MG has ceased production of cars at its Longbridge plant, five years after the brand started producing cars there once more.
Production now takes place in China, ending MG's UK-based finishing production. The move has been under consideration for as long as two years, according to MG's head of sales and marketing, Matthew Cheyne.
Cheyne explained that there were many reasons for the relocation, but the main reason for the decision was MG looking to streamline its production process because its UK plant's production output could not compete with its larger, more modern facilities in China.
"Small volumes aren’t economically viable at a site of Longbridge's size. Elsewhere in the world we have state-of-the-art facilities, so it's more cost-effective to import and build them elsewhere. There was no efficient way to carry on doing it in the UK.," Cheyne explained.
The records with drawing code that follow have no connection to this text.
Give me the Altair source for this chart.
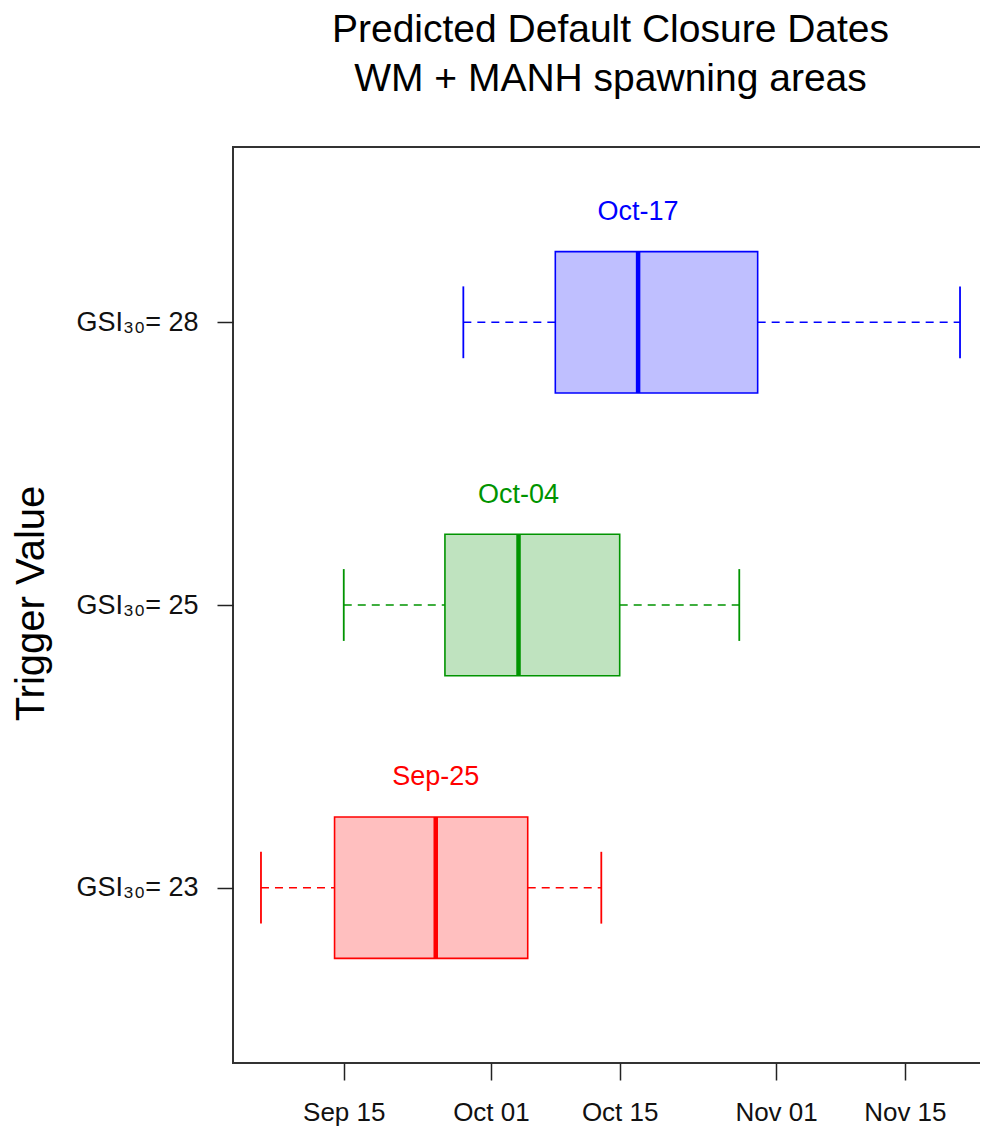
import altair as alt
import pandas as pd

# ---- data ----
groups = ["GSI30=23", "GSI30=25", "GSI30=28"]
positions = [1, 2, 3]
tick_labels = ["GSI\u2083\u2080= 23", "GSI\u2083\u2080= 25", "GSI\u2083\u2080= 28"]
low = ["2021-09-06", "2021-09-15", "2021-09-28"]
q1 = ["2021-09-14", "2021-09-26", "2021-10-08"]
median = ["2021-09-25", "2021-10-04", "2021-10-17"]
q3 = ["2021-10-05", "2021-10-15", "2021-10-30"]
high = ["2021-10-13", "2021-10-28", "2021-11-21"]
median_labels = ["Sep-25", "Oct-04", "Oct-17"]
line_colors = ["#FF0000", "#009400", "#0000FF"]
fill_colors = ["#FFBFBF", "#BFE3BF", "#BFBFFF"]

df = pd.DataFrame({
    "grp": groups, "pos": positions, "low": low, "q1": q1, "med": median,
    "q3": q3, "high": high, "label": median_labels,
    "col": line_colors, "fil": fill_colors,
})

FONT = "Liberation Sans"

xscale = alt.Scale(
    type="utc",
    domain=[alt.DateTime(year=2021, month=9, date=2, hours=23, utc=True),
            alt.DateTime(year=2021, month=11, date=24, hours=1, utc=True)],
)
xticks = [alt.DateTime(year=2021, month=m, date=d, utc=True)
          for m, d in [(9, 15), (10, 1), (10, 15), (11, 1), (11, 15)]]
yscale = alt.Scale(domain=[0.38, 3.62], nice=False, zero=False)

label_expr = " : ".join(
    f"datum.value == {p} ? '{t}'" for p, t in zip(positions, tick_labels)
) + " : ''"

xaxis = alt.Axis(values=xticks, labelExpr="utcFormat(datum.value, '%b %d')",
                 title=None, grid=False, domain=False, tickSize=17,
                 tickColor="#222", tickWidth=1.5, labelFont=FONT,
                 labelFontSize=26, labelColor="#111", labelPadding=19,
                 labelBaseline="top")
yaxis = alt.Axis(values=positions, labelExpr=label_expr, title="Trigger Value",
                 grid=False, domain=False, tickSize=16, tickColor="#222",
                 tickWidth=1.5, labelFont=FONT, labelFontSize=27,
                 labelColor="#111", labelPadding=19, labelBaseline="middle",
                 titleFont=FONT, titleFontSize=40, titleFontWeight="normal",
                 titleColor="#000", titleAngle=270, titleX=-202, titleY=456,
                 titleAlign="center", titleBaseline="middle")

base = alt.Chart(df).transform_calculate(
    blo="datum.pos - 0.25", bhi="datum.pos + 0.25",
    clo="datum.pos - 0.127", chi="datum.pos + 0.127",
    lpos="datum.pos + 0.39",
)

col = alt.Color("col:N", scale=None)

whisk_lo = base.mark_rule(strokeDash=[8, 6], strokeWidth=1.5).encode(
    x=alt.X("low:T", scale=xscale, axis=xaxis),
    x2="q1:T",
    y=alt.Y("pos:Q", scale=yscale, axis=yaxis),
    color=col,
)
whisk_hi = base.mark_rule(strokeDash=[8, 6], strokeWidth=1.5).encode(
    x=alt.X("q3:T", scale=xscale), x2="high:T",
    y=alt.Y("pos:Q", scale=yscale), color=col,
)
cap_lo = base.mark_rule(strokeWidth=1.8).encode(
    x=alt.X("low:T", scale=xscale), y=alt.Y("clo:Q", scale=yscale),
    y2="chi:Q", color=col,
)
cap_hi = base.mark_rule(strokeWidth=1.8).encode(
    x=alt.X("high:T", scale=xscale), y=alt.Y("clo:Q", scale=yscale),
    y2="chi:Q", color=col,
)
box = base.mark_rect(strokeWidth=1.6).encode(
    x=alt.X("q1:T", scale=xscale), x2="q3:T",
    y=alt.Y("blo:Q", scale=yscale), y2="bhi:Q",
    fill=alt.Fill("fil:N", scale=None),
    stroke=alt.Stroke("col:N", scale=None),
)
med = base.mark_rule(strokeWidth=4.5).encode(
    x=alt.X("med:T", scale=xscale), y=alt.Y("blo:Q", scale=yscale),
    y2="bhi:Q", color=col,
)
txt = base.mark_text(font=FONT, fontSize=27, baseline="middle", align="center").encode(
    x=alt.X("med:T", scale=xscale), y=alt.Y("lpos:Q", scale=yscale),
    text="label:N", color=col,
)

chart = alt.layer(whisk_lo, whisk_hi, cap_lo, cap_hi, box, med, txt).properties(
    width=755, height=916,
    background="white",
    autosize=alt.AutoSizeParams(type="none"),
    padding={"left": 225, "top": 139, "right": -8, "bottom": 64},
    title=alt.TitleParams(
        text=["Predicted Default Closure Dates", "WM + MANH spawning areas"],
        font=FONT, fontSize=39, fontWeight="normal", color="#000",
        anchor="middle", frame="group", lineHeight=49, offset=9,
        baseline="bottom",
    ),
).configure_view(stroke="#333", strokeWidth=2)

chart.save("out.html", embed_options={"renderer": "svg", "actions": False})
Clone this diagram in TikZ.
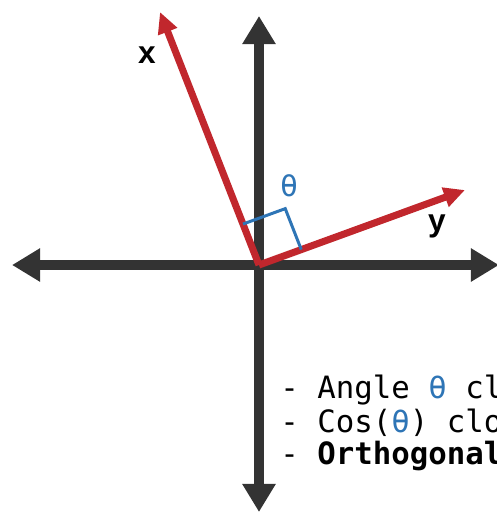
\documentclass[tikz,border=0pt]{standalone}
\usepackage{fontspec}
\usepackage{tikz}
\usetikzlibrary{arrows.meta,calc}
\setmonofont{DejaVu Sans Mono}
\newfontfamily\labelfont{Liberation Sans}
\definecolor{axgray}{HTML}{333333}
\definecolor{vecred}{HTML}{C1272D}
\definecolor{angblue}{HTML}{2E75B6}

\tikzset{
  axis/.style={axgray,line width=5.5pt,{Triangle[length=16pt,width=18pt]}-{Triangle[length=16pt,width=18pt]}},
  vector/.style={vecred,line width=4pt,-{Triangle[length=12pt,width=11pt]}},
  veclabel/.style={font=\labelfont\bfseries\fontsize{18}{20}\selectfont,text=black},
  note/.style={anchor=base west,inner sep=0pt,font=\ttfamily\fontsize{17.5}{20}\selectfont,text=black}
}

\begin{document}
\begin{tikzpicture}[x=0.02cm,y=-0.02cm]
  \useasboundingbox (0,0) rectangle (497,512);
  \fill[white] (0,0) rectangle (497,512);
  % axes
  \coordinate (o) at (259,265);
  \coordinate (left) at (12,265);
  \coordinate (right) at (499,265);
  \coordinate (top) at (259,16);
  \coordinate (bottom) at (259,512);
  \draw[axis] (left) -- (right);
  \draw[axis] (bottom) -- (top);
  % vectors
  \coordinate (xt) at (160,12);
  \coordinate (yt) at (465,190);
  \draw[vector] (o) -- (xt);
  \draw[vector] (o) -- (yt);
  \node[veclabel] (xlab) at (147,55) {x};
  \node[veclabel] (ylab) at (437,226) {y};
  % right angle
  \coordinate (ma) at ($(o)!0.88cm!(xt)$);
  \coordinate (mb) at ($(o)!0.9cm!(yt)$);
  \coordinate (mc) at ($(ma)+(mb)-(o)$);
  \draw[angblue,line width=1.7pt] (ma) -- (mc) -- (mb);
  \node[font=\ttfamily\fontsize{17}{20}\selectfont,text=angblue] (theta) at (289,186) {θ};
  % notes
  \clip (0,0) rectangle (497,512);
  \node[note] (n1) at (280,398) {- Angle \textcolor{angblue}{θ} cl};
  \node[note] (n2) at (280,432) {- Cos(\textcolor{angblue}{θ}) clo};
  \node[note] (n3) at (280,464) {- \textbf{Orthogonal}};
\end{tikzpicture}
\end{document}
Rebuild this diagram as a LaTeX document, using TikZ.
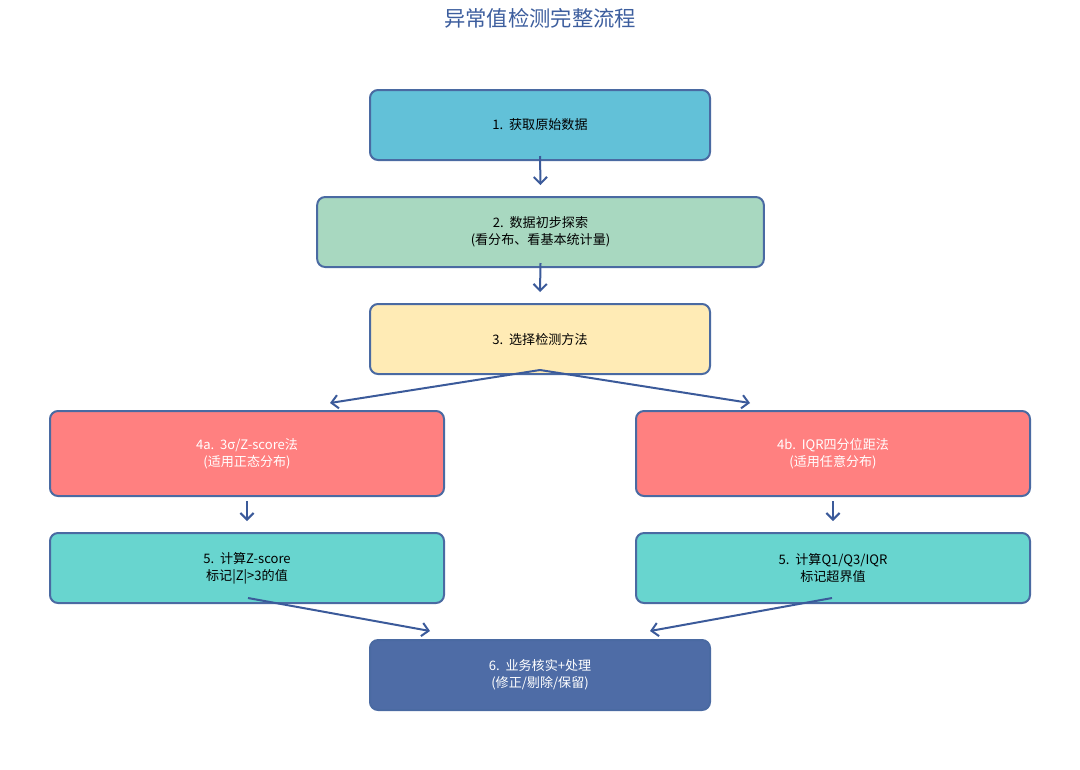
\documentclass[tikz,border=0pt]{standalone}
\usepackage{fontspec}
\setmainfont{Noto Sans CJK SC}
\usetikzlibrary{arrows.meta}
\definecolor{edge}{HTML}{4A6AA2}
\definecolor{arr}{HTML}{3B5A9A}
\definecolor{titlec}{HTML}{3D5E9E}
\definecolor{cA}{HTML}{62C1D8}
\definecolor{cB}{HTML}{A8D8C0}
\definecolor{cC}{HTML}{FFEBB5}
\definecolor{cD}{HTML}{FF8080}
\definecolor{cE}{HTML}{68D5CF}
\definecolor{cF}{HTML}{4E6CA6}
\tikzset{
  box/.style={draw=edge, line width=1.5pt, rounded corners=6pt, align=center,
    font=\fontsize{9.8}{12.5}\selectfont, inner sep=0pt},
  flow/.style={draw=arr, line width=1.5pt, -{Straight Barb[length=5pt,width=10pt,line width=1.5pt]}}
}
\begin{document}
\begin{tikzpicture}[x=0.75pt,y=-0.75pt]
\useasboundingbox (0,0) rectangle (1080,769);
\node[text=titlec, font=\fontsize{16}{19}\selectfont] (title) at (540,18) {异常值检测完整流程};
\node[box, fill=cA, minimum width=255pt, minimum height=52.5pt] (n1) at (540,125) {1.\ \ 获取原始数据};
\node[box, fill=cB, minimum width=335pt, minimum height=52.5pt] (n2) at (540.5,232) {2.\ \ 数据初步探索\\(看分布、看基本统计量)};
\node[box, fill=cC, minimum width=255pt, minimum height=52.5pt] (n3) at (540,339) {3.\ \ 选择检测方法};
\node[box, fill=cD, text=white, minimum width=295.5pt, minimum height=63.75pt] (n4a) at (247,453.5) {4a.\ \ 3σ/Z-score法\\(适用正态分布)};
\node[box, fill=cD, text=white, minimum width=295.5pt, minimum height=63.75pt] (n4b) at (833,453.5) {4b.\ \ IQR四分位距法\\(适用任意分布)};
\node[box, fill=cE, minimum width=295.5pt, minimum height=52.5pt] (n5a) at (247,568) {5.\ \ 计算Z-score\\标记|Z|>3的值};
\node[box, fill=cE, minimum width=295.5pt, minimum height=52.5pt] (n5b) at (833,568) {5.\ \ 计算Q1/Q3/IQR\\标记超界值};
\node[box, fill=cF, text=white, minimum width=255pt, minimum height=52.5pt] (n6) at (540,675) {6.\ \ 业务核实+处理\\(修正/剔除/保留)};
\draw[flow] ([yshift=3.75pt]n1.south) -- ([yshift=8.25pt]n2.north);
\draw[flow] ([yshift=3.75pt]n2.south) -- ([yshift=8.25pt]n3.north);
\draw[flow] ([yshift=3.75pt]n3.south) -- ([xshift=62.25pt,yshift=5.25pt]n4a.north);
\draw[flow] ([yshift=3.75pt]n3.south) -- ([xshift=-62.25pt,yshift=5.25pt]n4b.north);
\draw[flow] ([yshift=-3pt]n4a.south) -- ([yshift=8.25pt]n5a.north);
\draw[flow] ([yshift=-3pt]n4b.south) -- ([yshift=8.25pt]n5b.north);
\draw[flow] ([xshift=0.75pt,yshift=4.5pt]n5a.south) -- ([xshift=-82.5pt,yshift=6pt]n6.north);
\draw[flow] ([xshift=-0.75pt,yshift=4.5pt]n5b.south) -- ([xshift=82.5pt,yshift=6pt]n6.north);
\end{tikzpicture}
\end{document}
Despite the loss of 25 jobs at the Longbridge plant, the MG facility will still continue to employ more than 300 people, with new recruits having been taken on in other areas of business. MG's development of its model range will continue to be UK-based though, as Cheyne revealed the company's investment in a new £1.2million test-bed for new models. Sales, marketing and aftersales are also here to stay.
The move away from UK production is also partially due to the UK's vote to leave the European Union, according to Cheyne. He explained that since the value of the pound dropped following the Brexit vote, the cost to MG of producing its product range rose, rendering the production operations in the UK no longer cost-effective.